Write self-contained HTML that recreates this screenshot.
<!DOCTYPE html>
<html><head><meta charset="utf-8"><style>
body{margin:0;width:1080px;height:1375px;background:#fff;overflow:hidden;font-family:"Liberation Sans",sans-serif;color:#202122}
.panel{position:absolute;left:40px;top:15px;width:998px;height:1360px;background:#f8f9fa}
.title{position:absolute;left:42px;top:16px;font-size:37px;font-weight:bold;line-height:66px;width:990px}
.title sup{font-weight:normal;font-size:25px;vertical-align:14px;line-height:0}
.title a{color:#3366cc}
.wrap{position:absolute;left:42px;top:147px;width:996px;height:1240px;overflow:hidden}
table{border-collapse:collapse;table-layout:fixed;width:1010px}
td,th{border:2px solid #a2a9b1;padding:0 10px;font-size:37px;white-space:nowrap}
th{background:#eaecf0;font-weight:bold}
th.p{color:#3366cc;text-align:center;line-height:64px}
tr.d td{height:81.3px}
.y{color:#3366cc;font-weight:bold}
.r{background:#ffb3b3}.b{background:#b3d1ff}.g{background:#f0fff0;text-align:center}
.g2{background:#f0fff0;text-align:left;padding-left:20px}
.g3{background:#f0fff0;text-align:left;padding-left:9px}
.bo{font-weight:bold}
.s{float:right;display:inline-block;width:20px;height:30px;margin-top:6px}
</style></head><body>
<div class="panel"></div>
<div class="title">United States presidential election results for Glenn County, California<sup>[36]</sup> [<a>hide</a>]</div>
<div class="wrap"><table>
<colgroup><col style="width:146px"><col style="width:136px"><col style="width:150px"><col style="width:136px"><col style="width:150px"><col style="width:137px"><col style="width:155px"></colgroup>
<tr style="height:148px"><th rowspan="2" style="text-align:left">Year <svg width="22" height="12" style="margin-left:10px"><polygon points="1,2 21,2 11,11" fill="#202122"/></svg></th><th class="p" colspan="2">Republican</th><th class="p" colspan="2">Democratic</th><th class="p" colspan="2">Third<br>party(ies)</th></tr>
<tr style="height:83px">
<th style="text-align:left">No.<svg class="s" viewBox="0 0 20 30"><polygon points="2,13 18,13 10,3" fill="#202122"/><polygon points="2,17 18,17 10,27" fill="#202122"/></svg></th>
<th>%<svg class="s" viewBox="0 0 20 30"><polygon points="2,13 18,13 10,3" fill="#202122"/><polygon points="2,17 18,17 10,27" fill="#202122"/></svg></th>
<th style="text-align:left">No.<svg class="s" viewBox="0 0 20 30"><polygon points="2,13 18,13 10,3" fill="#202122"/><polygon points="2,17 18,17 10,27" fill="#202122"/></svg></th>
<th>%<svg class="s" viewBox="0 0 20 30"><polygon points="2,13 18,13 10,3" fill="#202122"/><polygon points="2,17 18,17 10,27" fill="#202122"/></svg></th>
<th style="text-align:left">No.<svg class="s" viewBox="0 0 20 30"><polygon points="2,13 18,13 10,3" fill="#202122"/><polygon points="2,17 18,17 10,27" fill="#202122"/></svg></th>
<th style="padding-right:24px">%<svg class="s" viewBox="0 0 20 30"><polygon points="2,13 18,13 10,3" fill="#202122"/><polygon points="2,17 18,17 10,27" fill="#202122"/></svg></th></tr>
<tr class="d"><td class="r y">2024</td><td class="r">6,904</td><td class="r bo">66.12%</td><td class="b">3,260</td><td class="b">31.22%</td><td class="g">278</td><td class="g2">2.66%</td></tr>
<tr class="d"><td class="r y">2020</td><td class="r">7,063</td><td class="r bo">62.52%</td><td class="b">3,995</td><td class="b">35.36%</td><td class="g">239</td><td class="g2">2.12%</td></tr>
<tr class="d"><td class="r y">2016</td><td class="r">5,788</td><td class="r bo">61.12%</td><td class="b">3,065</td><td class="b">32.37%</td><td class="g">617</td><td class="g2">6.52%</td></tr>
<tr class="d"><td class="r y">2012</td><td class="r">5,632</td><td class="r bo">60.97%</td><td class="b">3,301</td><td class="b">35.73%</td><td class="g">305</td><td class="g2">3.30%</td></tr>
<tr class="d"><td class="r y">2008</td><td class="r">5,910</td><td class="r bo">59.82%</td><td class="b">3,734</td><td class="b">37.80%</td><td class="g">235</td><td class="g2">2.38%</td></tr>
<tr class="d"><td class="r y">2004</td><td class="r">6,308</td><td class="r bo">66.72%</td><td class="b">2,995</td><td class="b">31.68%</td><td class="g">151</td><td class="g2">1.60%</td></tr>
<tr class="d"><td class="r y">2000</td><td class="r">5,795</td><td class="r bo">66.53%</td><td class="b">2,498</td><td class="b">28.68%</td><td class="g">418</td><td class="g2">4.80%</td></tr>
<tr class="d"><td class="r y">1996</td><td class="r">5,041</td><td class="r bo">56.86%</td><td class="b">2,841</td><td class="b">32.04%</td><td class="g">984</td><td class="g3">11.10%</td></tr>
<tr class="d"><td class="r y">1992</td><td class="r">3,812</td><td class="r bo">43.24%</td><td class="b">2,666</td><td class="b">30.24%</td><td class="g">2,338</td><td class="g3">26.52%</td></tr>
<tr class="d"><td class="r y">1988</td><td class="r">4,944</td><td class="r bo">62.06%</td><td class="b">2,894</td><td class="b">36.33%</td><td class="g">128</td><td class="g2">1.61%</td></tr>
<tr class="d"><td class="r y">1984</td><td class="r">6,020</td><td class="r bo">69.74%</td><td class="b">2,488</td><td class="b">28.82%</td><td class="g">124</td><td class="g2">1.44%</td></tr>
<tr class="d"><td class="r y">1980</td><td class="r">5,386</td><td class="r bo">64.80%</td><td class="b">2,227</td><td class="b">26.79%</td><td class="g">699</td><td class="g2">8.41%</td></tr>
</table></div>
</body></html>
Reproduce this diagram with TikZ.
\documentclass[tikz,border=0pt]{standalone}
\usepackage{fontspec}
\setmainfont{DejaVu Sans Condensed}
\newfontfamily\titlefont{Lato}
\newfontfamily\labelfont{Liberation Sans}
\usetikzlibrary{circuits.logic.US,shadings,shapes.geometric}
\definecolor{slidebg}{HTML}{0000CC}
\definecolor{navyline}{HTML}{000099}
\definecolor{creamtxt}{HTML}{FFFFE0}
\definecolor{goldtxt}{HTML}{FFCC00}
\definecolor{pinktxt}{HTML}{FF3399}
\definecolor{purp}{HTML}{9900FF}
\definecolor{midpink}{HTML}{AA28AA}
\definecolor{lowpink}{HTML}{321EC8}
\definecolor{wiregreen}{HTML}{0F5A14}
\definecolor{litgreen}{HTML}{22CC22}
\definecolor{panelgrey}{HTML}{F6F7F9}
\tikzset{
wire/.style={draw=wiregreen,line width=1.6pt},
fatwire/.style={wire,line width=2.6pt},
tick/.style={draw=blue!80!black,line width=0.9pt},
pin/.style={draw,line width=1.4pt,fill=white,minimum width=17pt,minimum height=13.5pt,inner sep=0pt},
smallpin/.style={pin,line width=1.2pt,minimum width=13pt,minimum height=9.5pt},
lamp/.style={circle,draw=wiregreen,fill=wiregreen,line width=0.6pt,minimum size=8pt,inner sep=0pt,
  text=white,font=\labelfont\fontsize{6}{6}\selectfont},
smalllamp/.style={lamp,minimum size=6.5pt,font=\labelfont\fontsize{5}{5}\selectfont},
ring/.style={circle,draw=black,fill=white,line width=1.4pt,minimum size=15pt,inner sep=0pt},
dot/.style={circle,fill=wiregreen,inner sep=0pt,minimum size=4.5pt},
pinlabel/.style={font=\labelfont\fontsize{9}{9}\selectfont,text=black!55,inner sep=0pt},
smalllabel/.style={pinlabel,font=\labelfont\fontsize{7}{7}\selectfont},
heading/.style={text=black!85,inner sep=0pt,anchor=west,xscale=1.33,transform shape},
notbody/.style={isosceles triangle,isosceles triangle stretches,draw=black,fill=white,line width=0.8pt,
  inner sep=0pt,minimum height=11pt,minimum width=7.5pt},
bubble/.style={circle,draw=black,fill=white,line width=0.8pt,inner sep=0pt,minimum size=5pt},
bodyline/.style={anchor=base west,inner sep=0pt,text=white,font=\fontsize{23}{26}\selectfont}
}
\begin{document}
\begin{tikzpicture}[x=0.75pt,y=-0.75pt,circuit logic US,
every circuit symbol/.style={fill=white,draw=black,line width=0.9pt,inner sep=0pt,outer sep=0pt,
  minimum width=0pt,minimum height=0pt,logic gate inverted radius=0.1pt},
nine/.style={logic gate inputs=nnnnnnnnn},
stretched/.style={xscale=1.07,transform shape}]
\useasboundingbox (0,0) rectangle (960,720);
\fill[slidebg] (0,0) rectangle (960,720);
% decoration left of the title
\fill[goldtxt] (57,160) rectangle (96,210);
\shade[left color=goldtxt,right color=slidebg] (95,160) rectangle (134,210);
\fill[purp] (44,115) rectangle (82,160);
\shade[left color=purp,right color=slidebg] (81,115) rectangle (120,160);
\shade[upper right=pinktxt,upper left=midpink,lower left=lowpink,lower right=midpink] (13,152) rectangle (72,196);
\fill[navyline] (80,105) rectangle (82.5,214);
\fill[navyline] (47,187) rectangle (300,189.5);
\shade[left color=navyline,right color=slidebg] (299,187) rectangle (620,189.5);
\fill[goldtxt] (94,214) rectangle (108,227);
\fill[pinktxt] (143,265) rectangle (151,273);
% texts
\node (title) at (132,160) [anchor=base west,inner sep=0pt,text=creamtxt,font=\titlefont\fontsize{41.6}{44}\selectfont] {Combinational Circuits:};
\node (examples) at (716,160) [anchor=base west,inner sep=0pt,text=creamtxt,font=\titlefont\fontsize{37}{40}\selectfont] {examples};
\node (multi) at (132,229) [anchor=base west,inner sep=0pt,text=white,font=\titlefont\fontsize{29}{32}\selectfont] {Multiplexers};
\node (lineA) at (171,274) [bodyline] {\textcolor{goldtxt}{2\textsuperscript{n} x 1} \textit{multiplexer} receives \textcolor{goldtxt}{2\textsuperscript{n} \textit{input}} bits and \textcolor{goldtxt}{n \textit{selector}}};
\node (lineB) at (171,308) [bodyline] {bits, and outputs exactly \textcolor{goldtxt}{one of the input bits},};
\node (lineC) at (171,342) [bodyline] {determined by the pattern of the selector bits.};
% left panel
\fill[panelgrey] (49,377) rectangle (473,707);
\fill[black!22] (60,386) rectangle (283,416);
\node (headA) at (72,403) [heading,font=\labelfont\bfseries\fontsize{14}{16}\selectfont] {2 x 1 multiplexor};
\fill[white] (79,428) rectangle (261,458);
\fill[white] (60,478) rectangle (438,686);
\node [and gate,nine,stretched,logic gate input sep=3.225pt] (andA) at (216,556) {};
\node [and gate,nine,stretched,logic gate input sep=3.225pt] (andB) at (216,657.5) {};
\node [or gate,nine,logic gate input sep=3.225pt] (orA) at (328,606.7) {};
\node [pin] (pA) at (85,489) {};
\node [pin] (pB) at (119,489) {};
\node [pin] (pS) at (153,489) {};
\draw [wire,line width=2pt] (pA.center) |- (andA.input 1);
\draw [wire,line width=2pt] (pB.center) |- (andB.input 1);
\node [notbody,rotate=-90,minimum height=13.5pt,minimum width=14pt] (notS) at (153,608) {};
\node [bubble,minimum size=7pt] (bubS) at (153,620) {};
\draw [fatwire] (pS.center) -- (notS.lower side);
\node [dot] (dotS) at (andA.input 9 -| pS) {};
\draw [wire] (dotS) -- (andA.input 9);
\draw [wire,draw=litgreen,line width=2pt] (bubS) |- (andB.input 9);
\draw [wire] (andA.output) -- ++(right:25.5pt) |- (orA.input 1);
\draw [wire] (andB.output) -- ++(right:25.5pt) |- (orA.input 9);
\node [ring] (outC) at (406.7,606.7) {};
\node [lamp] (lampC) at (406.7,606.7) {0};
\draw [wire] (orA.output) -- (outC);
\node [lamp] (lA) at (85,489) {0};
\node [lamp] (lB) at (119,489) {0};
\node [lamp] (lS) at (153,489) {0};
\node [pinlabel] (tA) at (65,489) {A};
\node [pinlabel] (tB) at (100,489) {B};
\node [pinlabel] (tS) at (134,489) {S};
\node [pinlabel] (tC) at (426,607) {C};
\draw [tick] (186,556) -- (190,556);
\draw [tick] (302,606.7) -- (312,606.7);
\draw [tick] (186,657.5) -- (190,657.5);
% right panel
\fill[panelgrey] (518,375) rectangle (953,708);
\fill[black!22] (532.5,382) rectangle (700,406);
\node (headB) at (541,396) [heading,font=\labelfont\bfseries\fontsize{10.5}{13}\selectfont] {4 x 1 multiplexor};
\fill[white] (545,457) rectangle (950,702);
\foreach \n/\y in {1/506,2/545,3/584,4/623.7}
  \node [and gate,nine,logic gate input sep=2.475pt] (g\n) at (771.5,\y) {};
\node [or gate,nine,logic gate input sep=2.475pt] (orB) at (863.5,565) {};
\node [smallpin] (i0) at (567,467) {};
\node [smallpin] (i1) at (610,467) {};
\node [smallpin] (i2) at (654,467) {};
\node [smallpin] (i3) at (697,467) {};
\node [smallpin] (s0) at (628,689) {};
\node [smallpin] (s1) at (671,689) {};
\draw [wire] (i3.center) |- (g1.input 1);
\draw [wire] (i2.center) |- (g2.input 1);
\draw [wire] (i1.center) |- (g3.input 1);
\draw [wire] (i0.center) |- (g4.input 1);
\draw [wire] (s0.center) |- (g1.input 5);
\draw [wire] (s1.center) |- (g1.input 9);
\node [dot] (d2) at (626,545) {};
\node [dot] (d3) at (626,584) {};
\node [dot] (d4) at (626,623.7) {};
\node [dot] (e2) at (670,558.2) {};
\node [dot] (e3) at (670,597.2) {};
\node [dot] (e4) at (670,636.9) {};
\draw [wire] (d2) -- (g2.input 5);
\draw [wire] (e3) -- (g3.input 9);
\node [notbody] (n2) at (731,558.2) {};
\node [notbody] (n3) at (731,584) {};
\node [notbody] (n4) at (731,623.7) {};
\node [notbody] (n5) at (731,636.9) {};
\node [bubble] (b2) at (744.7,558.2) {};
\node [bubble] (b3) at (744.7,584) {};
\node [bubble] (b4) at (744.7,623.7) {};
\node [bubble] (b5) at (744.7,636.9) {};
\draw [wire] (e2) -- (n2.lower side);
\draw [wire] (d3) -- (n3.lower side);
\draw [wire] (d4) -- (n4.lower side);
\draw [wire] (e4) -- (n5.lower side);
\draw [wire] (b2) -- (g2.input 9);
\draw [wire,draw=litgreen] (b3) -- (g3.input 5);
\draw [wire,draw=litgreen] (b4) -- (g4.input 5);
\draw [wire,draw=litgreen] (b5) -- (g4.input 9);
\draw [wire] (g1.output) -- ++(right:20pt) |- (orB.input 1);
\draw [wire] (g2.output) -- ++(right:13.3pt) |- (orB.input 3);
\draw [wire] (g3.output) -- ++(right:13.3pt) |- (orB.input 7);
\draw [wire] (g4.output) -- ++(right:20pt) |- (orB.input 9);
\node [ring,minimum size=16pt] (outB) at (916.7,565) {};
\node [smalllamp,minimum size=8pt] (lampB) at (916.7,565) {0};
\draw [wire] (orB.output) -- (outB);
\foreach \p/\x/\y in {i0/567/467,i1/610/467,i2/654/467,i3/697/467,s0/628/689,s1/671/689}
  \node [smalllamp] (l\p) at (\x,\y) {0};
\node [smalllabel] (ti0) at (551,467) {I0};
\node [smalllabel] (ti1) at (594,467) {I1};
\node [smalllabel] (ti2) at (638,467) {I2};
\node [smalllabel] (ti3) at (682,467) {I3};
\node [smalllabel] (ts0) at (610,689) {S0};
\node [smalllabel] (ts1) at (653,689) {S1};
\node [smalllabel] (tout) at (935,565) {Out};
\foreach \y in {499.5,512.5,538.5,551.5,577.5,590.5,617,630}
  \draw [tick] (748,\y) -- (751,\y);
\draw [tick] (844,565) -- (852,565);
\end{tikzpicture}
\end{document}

* **Task description**
Tally how many lines of the data include the word "this". Write the number and nothing else.

* **Reply**
2